Dissertation Journal: Quals, Candidacy, and Data

Last week, I defended my qualifying exam and was advanced to candidacy. Today, I finished creating, checking, and uploading reports and data files for the 11 institutions who administered my survey to their students. So now I’m officially done with everything except my dissertation proper. I plan on spending the long weekend holiday (Thursday is Thanksgiving here in the U.S. so I’ll have Thursday and Friday off) working on my proposal so I can get a few drafts and outlines of chapters to my chair so I can move towards defended my proposal.

Thank you, Wen, for checking the numbers in my reports! You’re the best!

Viewpoints on Social Media at WASFAA

I’m in Appleton, Wisconsin, tonight because tomorrow morning I’ll be giving a keynote and then leading a concurrent session at this year’s meeting of the Wisconsin Association of Student Financial Aid Administrators (WASFAA). In my keynote I’ll discuss using newer technologies to network with colleagues and in my concurrent session I’ll discuss using technology to reach students. I’ll post some notes and reflections from both events in a day or two.

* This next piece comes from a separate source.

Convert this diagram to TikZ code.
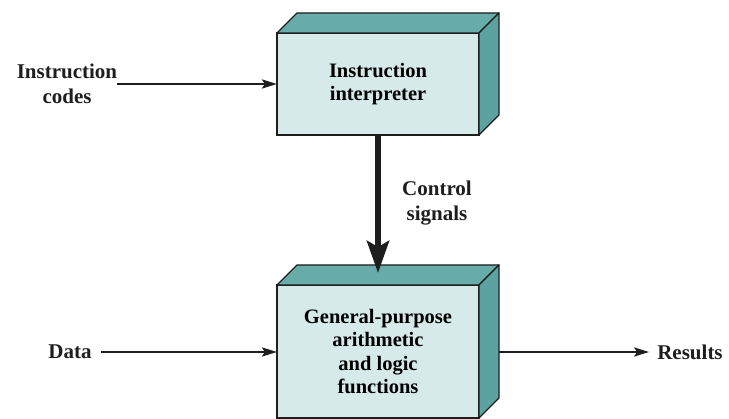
\documentclass[tikz,border=0pt]{standalone}
\usepackage{fontspec}
\setmainfont{Liberation Serif}
\usetikzlibrary{arrows.meta}
\definecolor{facefront}{RGB}{214,234,233}
\definecolor{facetop}{RGB}{104,172,170}
\definecolor{faceside}{RGB}{92,162,160}
\definecolor{ink}{RGB}{30,30,30}
\tikzset{
  block/.style={rectangle, draw=ink, fill=facefront, line width=1.2pt,
    inner sep=0pt, outer sep=0pt, align=center, font=\fontsize{20.5}{23.5}\selectfont\bfseries},
  lbl/.style={inner sep=0pt, align=center, font=\fontsize{21}{25}\selectfont\bfseries, text=ink},
  flow/.style={draw=ink, line width=2.5pt, -{Stealth[length=15pt,width=9pt,inset=3pt]}},
  ctrl/.style={draw=ink, line width=6pt, -{Stealth[length=32pt,width=22pt,inset=6pt]}},
  face/.style={draw=ink, line width=1.2pt, line join=round}
}
% extrude a block into a box: top and right faces
\newcommand{\boxfaces}[2]{%
  \filldraw[face, fill=facetop] (#1.north west) -- ++(#2,-#2) -- ([shift={(#2,-#2)}]#1.north east) -- (#1.north east) -- cycle;
  \filldraw[face, fill=faceside] (#1.north east) -- ++(#2,-#2) -- ([shift={(#2,-#2)}]#1.south east) -- (#1.south east) -- cycle;
}
\begin{document}
\begin{tikzpicture}[x=1pt, y=-1pt]
\useasboundingbox (0,0) rectangle (729,419);

% blocks
\node[block, minimum width=202pt, minimum height=102pt] (interp) at (378,84) {Instruction\\interpreter};
\node[block, minimum width=202pt, minimum height=133pt] (alu) at (378,351.5) {General-purpose\\arithmetic\\and logic\\functions};
\boxfaces{interp}{20}
\boxfaces{alu}{20}

% labels
\node[lbl] (codes) at (67,84) {Instruction\\codes};
\node[lbl] (data) at (70,352) {Data};
\node[lbl] (results) at (690,352) {Results};
\node[lbl] (signals) at (437,203) {Control\\signals};

% connectors
\coordinate (aluin) at ([yshift=12pt]alu.north);
\coordinate (aluout) at ([xshift=20pt]alu.east |- data);
\draw[flow] (codes) -- (interp);
\draw[flow, shorten <=9pt] (data) -- (alu.west |- data);
\draw[flow, shorten >=8pt] (aluout) -- (results);
\draw[ctrl] (interp.south) -- (aluin);
\end{tikzpicture}
\end{document}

Like many similar presentations people have given lately, #sachat will feature prominently in my discussion about networking as it’s a great example of many of things about which I’ll be talking. I’m also trying to encourage the use of a public backchannel during my keynote using the #WASFAA hashtag so you can follow along there, too. Finally, I’m a bit amused that one of the major topics of my keynote – intentionality and goal-setting – is also the subject of Eric Stoller’s newest blog post at Inside Higher Ed. Great minds think alike.

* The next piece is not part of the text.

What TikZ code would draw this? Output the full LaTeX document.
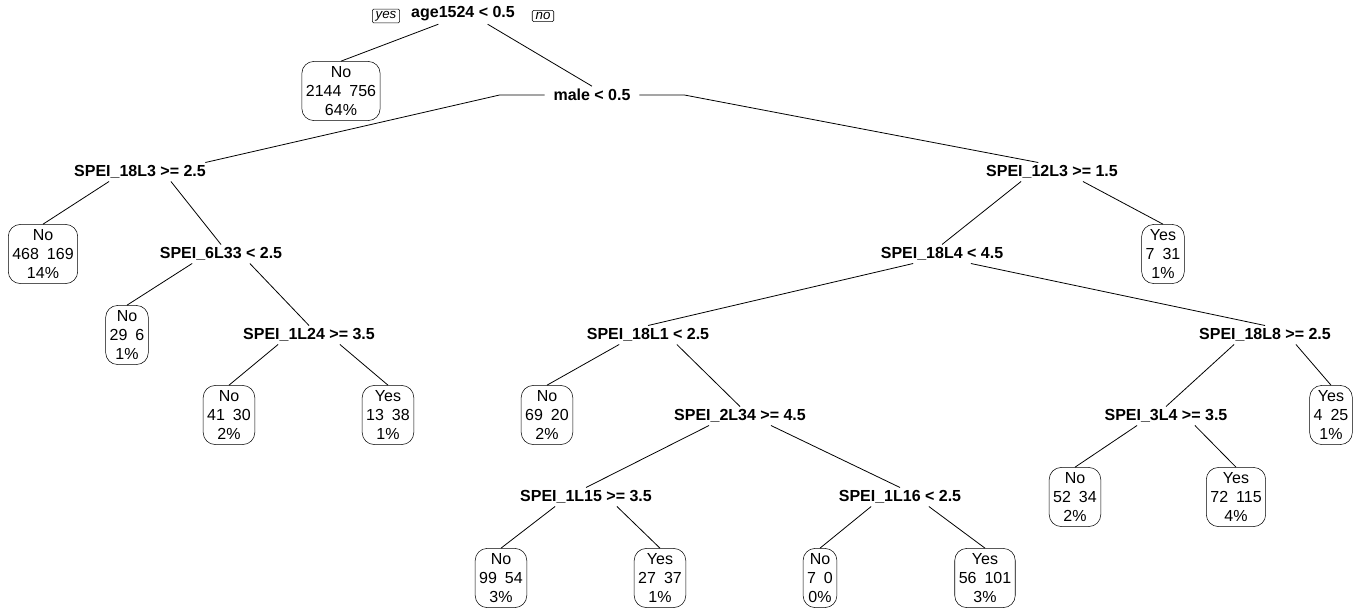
\documentclass[tikz,border=0pt]{standalone}
\usepackage{fontspec}
\setmainfont{Liberation Sans}
\usetikzlibrary{calc}
\begin{document}
\begin{tikzpicture}[x=0.75pt,y=-0.75pt,
  split/.style={font=\bfseries\fontsize{12}{14}\selectfont,inner sep=2pt},
  leaf/.style={draw,rounded corners=9pt,align=center,font=\fontsize{12}{14}\selectfont,inner xsep=3pt,inner ysep=4pt},
  yn/.style={draw,rounded corners=1pt,font=\itshape\fontsize{10}{11}\selectfont,inner xsep=2.5pt,inner ysep=1.5pt},
  edge/.style={line width=0.6pt}]
\useasboundingbox (0,0) rectangle (1360,614);
\node[split] (r) at (463,14) {age1524 < 0.5};
\node[yn] (yes) at (386,16) {yes};
\node[yn] (no) at (543,16) {no};
\node[leaf] (l1) at (341,91) {No\\2144\enspace756\\64\%};
\node[split] (m) at (592,95) {male < 0.5};
\node[split] (a) at (140,172) {SPEI\_18L3 >= 2.5};
\node[leaf] (l2) at (43,254) {No\\468\enspace169\\14\%};
\node[split] (b) at (221,254) {SPEI\_6L33 < 2.5};
\node[leaf] (l3) at (127,335) {No\\29\enspace6\\1\%};
\node[split] (c) at (309,335) {SPEI\_1L24 >= 3.5};
\node[leaf] (l4) at (229,415) {No\\41\enspace30\\2\%};
\node[leaf] (l5) at (388,415) {Yes\\13\enspace38\\1\%};
\node[split] (d) at (1052,172) {SPEI\_12L3 >= 1.5};
\node[leaf] (l6) at (1163,254) {Yes\\7\enspace31\\1\%};
\node[split] (e) at (942,254) {SPEI\_18L4 < 4.5};
\node[split] (f) at (648,335) {SPEI\_18L1 < 2.5};
\node[leaf] (l7) at (547,415) {No\\69\enspace20\\2\%};
\node[split] (g) at (740,416) {SPEI\_2L34 >= 4.5};
\node[split] (h) at (586,497) {SPEI\_1L15 >= 3.5};
\node[leaf] (l8) at (501,578) {No\\99\enspace54\\3\%};
\node[leaf] (l9) at (660,578) {Yes\\27\enspace37\\1\%};
\node[split] (i) at (900,497) {SPEI\_1L16 < 2.5};
\node[leaf] (l10) at (820,578) {No\\7\enspace0\\0\%};
\node[leaf] (l11) at (985,578) {Yes\\56\enspace101\\3\%};
\node[split] (j) at (1265,335) {SPEI\_18L8 >= 2.5};
\node[leaf] (l12) at (1331,415) {Yes\\4\enspace25\\1\%};
\node[split] (k) at (1166,416) {SPEI\_3L4 >= 3.5};
\node[leaf] (l13) at (1075,497) {No\\52\enspace34\\2\%};
\node[leaf] (l14) at (1236,497) {Yes\\72\enspace115\\4\%};
\newcommand{\lc}[2]{\draw[edge] ($(#1.south)!0.45!(#1.south west)$) -- (#2.north);}
\newcommand{\rc}[2]{\draw[edge] ($(#1.south)!0.45!(#1.south east)$) -- (#2.north);}
\lc{r}{l1}\rc{r}{m}
\draw[edge] ($(m.west)+(-6,0)$) -- ++(-45,0) -- ($(a.north)!0.95!(a.north east)$);
\draw[edge] ($(m.east)+(6,0)$) -- ++(45,0) -- ($(d.north)!0.2!(d.north west)$);
\lc{a}{l2}\rc{a}{b}
\lc{b}{l3}\rc{b}{c}
\lc{c}{l4}\rc{c}{l5}
\lc{d}{e}\rc{d}{l6}
\lc{e}{f}\rc{e}{j}
\lc{f}{l7}\rc{f}{g}
\lc{g}{h}\rc{g}{i}
\lc{h}{l8}\rc{h}{l9}
\lc{i}{l10}\rc{i}{l11}
\lc{j}{k}\rc{j}{l12}
\lc{k}{l13}\rc{k}{l14}
\end{tikzpicture}
\end{document}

Dissertation Journal: Data and Distractions

Unless there are some surprises in store for me, I have all of the data for the first “half” of my dissertation. Before I can organize and analyze it for my own purposes, however, I want to get it organized and analyzed for the institutions that so graciously asked their students to participate in this survey. I’ve had a lot of fun creating all of the (SPSS and Excel) macros that generated the necessary reports and data files. Once someone else double-checks a few of the reports by independently generating and checking the numbers, I’ll send them out to the institutions so I can move on.

But moving on will be tricky, at least for the next couple of weeks. As much as I’d like to dive in to the proposal and related data analysis (which will be crucial to the chapter about methodology seeing as how these data will determine part of my methodology; more about that later), I have quite a few distractions. In the next three weeks I will be:

  • Presenting a keynote address at a state financial aid administrator conference. I’ll be talking about networking with colleagues in the 21st century (i.e. using social media and other technologies). I’ll post some notes about this soon because preparing for this talk has helped me crystallize some of my thoughts and ideas in this area, particularly the role of intentionality and goals in effectively using technology to communicate and network.
  • Leading a concurrent session at the same conference. It will be a follow-up to the keynote but focusing on networking and communicating with students. I think this session will have a different flavor compared to the talk because this is an area where there is more solid research and data.
  • Defending my qualifying exam. This should be straight forward and low key judging by the feedback I received on my written responses. The primary challenge is that this is sandwiched between two conferences so I’ll have to work hard to maintain my focus and give this the attention it deserves.
  • Presenting a paper at a national conference. Luckily, the conference is in my backyard (Indianapolis) and I’m already very familiar with the topic. We still have to finish the paper, however, and nail down the details. Thanks goodness it’s a roundtable presentation so (a) we have had more time to write the paper and (b) it will be low key and low stress.

All of these things are worthwhile and arguably necessary. But their timing is awkward and I can already see my hoped-for dissertation proposal defense slowly moving further and further away. Hopefully I can hit it hard once I’m through with these major commitments. A turkey-fueled Thanksgiving write-a-thon may be in my future!